Sex Tape

“Sex Tape” is like an episode of a filthy sitcom that was stretched from 22 minutes to 94 even though they barely had 22 minutes’ worth of story. Starring a slimmed-down Jason Segel and a very game Cameron Diaz, it centers on a workable premise: what if you filmed yourself doin’ it and then accidentally uploaded the video to the Internet? What would you do? But screenwriter Kate Angelo (“The Back-Up Plan”), with assists by Segel and his regular collaborator Nicholas Stoller, doesn’t seem to have pondered the question any further than that. The answer is that everybody runs around screaming and flailing their arms (figuratively, but also sometimes literally), coming up with panicky, last-second lies, and ranting about the Cloud the way people 30 years ago ranted about arcade games (and with a similar level of understanding of how they work).

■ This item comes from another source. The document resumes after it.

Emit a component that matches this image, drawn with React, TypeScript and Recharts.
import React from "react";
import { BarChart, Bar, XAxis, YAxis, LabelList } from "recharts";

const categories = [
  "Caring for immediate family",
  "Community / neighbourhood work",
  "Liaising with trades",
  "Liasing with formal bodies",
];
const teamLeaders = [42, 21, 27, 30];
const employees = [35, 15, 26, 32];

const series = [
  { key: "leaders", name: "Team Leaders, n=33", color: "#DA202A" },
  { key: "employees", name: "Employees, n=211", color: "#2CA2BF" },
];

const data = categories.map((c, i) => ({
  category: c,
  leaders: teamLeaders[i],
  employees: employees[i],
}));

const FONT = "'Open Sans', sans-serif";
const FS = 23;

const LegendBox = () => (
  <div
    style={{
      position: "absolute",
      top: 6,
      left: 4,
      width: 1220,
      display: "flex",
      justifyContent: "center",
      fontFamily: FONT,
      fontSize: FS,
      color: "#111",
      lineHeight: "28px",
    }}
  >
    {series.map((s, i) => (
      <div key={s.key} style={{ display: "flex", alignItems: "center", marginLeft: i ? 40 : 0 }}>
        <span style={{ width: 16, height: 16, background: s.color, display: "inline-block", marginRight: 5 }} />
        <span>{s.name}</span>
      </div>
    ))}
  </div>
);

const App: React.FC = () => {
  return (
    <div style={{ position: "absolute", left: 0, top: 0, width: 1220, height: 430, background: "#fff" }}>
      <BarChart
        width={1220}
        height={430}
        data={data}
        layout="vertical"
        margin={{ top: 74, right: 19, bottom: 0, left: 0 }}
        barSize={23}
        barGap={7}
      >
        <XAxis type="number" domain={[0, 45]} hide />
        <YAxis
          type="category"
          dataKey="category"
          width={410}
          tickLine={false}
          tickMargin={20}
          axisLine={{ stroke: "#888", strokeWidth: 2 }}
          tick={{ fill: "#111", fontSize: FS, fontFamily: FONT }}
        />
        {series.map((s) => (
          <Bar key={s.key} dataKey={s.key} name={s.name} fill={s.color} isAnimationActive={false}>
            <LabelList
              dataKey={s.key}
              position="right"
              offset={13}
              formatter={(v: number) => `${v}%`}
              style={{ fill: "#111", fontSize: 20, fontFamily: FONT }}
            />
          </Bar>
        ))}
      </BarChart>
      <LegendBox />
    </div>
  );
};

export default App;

Segel and Diaz play Jay and Annie, a married-with-kids couple whose once vigorous sex life has diminished in recent years. They make a sex tape to spice things up (as one does), but wouldn’t you know it, Jay inadvertently puts it in the Cloud. Now everyone with access to Jay’s Cloud account — which for some reason is everyone they know, because for some reason Jay’s job at a radio station means he always has lots of extra iPads that he gives away as presents, and for some reason those iPads’ new owners never update the preferences — has access to the footage. That includes Hank (Rob Lowe), the corporate bigwig whose squeaky-clean, family-oriented toy company is considering buying Annie’s mommy blog! What is HE gonna think?? ZOING!

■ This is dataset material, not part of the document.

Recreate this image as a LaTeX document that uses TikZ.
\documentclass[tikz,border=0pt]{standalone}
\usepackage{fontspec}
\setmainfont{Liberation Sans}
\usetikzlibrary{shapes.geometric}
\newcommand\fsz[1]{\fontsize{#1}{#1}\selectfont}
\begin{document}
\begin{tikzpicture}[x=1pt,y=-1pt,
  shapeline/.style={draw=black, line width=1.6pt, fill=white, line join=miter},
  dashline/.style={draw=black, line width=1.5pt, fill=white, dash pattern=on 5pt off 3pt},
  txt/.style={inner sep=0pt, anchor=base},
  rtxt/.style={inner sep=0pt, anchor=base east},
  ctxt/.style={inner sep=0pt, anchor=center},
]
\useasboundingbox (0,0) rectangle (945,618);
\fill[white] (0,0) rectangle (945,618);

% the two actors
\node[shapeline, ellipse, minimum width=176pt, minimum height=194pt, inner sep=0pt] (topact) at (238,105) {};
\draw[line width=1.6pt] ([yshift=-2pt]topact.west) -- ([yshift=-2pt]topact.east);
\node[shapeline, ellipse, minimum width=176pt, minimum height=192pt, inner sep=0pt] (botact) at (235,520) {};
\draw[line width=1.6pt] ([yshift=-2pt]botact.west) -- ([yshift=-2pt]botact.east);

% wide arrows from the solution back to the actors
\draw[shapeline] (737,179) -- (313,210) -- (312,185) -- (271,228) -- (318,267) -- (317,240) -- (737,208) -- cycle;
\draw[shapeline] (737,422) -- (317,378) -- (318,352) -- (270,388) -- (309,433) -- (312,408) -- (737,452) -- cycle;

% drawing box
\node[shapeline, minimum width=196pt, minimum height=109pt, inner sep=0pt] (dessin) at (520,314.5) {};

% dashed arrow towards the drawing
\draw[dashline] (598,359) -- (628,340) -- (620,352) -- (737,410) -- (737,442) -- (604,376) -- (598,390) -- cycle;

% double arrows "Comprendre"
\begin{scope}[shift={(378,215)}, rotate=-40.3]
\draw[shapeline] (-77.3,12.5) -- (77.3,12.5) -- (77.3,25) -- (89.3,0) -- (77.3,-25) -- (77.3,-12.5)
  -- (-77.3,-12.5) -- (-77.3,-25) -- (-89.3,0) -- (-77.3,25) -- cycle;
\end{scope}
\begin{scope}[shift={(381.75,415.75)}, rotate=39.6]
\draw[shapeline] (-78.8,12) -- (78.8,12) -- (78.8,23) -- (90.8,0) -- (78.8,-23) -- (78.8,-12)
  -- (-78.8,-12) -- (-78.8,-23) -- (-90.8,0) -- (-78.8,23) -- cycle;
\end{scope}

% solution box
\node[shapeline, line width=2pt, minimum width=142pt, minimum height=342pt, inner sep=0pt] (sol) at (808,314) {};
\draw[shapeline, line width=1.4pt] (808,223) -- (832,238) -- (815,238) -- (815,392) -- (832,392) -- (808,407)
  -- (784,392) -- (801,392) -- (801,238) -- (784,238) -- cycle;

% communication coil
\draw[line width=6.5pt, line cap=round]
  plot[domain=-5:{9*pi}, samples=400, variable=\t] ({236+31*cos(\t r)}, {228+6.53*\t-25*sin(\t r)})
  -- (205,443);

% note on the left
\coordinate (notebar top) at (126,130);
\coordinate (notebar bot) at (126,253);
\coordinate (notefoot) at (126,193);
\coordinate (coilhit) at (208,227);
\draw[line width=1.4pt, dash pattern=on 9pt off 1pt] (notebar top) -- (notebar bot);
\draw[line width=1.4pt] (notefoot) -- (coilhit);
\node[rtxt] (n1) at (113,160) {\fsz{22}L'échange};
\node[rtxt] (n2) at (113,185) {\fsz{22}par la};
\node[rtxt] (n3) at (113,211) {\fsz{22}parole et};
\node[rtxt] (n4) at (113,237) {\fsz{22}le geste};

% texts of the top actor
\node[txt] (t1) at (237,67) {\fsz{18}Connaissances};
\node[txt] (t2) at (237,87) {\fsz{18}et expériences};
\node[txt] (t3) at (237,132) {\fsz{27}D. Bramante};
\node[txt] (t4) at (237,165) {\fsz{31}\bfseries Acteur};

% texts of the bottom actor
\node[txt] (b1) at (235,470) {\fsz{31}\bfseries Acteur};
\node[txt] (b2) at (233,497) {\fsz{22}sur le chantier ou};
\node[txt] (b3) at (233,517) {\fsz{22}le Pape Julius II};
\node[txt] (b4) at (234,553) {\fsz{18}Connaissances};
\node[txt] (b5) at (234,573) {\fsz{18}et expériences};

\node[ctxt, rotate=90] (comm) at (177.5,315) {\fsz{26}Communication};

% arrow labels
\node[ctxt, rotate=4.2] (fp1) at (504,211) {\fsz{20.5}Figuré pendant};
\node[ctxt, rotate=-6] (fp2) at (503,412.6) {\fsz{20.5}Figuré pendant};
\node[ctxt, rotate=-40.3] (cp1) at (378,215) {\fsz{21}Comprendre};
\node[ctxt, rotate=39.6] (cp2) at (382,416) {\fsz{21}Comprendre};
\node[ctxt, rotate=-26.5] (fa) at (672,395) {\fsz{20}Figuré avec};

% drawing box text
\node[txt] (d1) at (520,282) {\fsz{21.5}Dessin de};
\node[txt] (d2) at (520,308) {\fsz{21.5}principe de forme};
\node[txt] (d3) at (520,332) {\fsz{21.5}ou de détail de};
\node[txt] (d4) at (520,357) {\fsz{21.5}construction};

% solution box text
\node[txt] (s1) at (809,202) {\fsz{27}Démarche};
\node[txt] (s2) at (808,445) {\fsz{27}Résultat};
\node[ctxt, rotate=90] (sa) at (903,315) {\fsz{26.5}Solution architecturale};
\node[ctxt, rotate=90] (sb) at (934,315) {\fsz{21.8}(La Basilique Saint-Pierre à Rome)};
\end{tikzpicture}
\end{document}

There are scattered laughs along the way, thanks mainly to supporting characters played by Rob Corddry, Ellie Kemper, Kumail Nanjiani, and a few others (including an amusing cameo near the end from someone playing a porn guru). Most of these laughs are from individual lines of dialogue, though, not the situations. (“You can see their different personalities already,” Nanjiani says of his baby twins. “This one likes watermelon, this one’s kind of an a**hole.”) Segel and Diaz, who worked together in the similarly lackluster “Bad Teacher” — which, like this, was directed by Jake Kasdan — have a buoyant chemistry and an ego-free willingness to do anything that helps some. But they can’t overcome the weakness of the meandering, undercooked screenplay, which builds itself around an overlong sequence at Hank’s mansion and then wanders into a dumb, implausible blackmail subplot before going completely off the rails with a desperate attempt to retrieve the video from a Internet server’s offices. I find it hard to believe any of these writers couldn’t come up with funnier ways to exploit this premise.

C (1 hr., 34 min.; R, abundant harsh profanity, some naked butts and side boobs, graphic sexuality played for laughs.)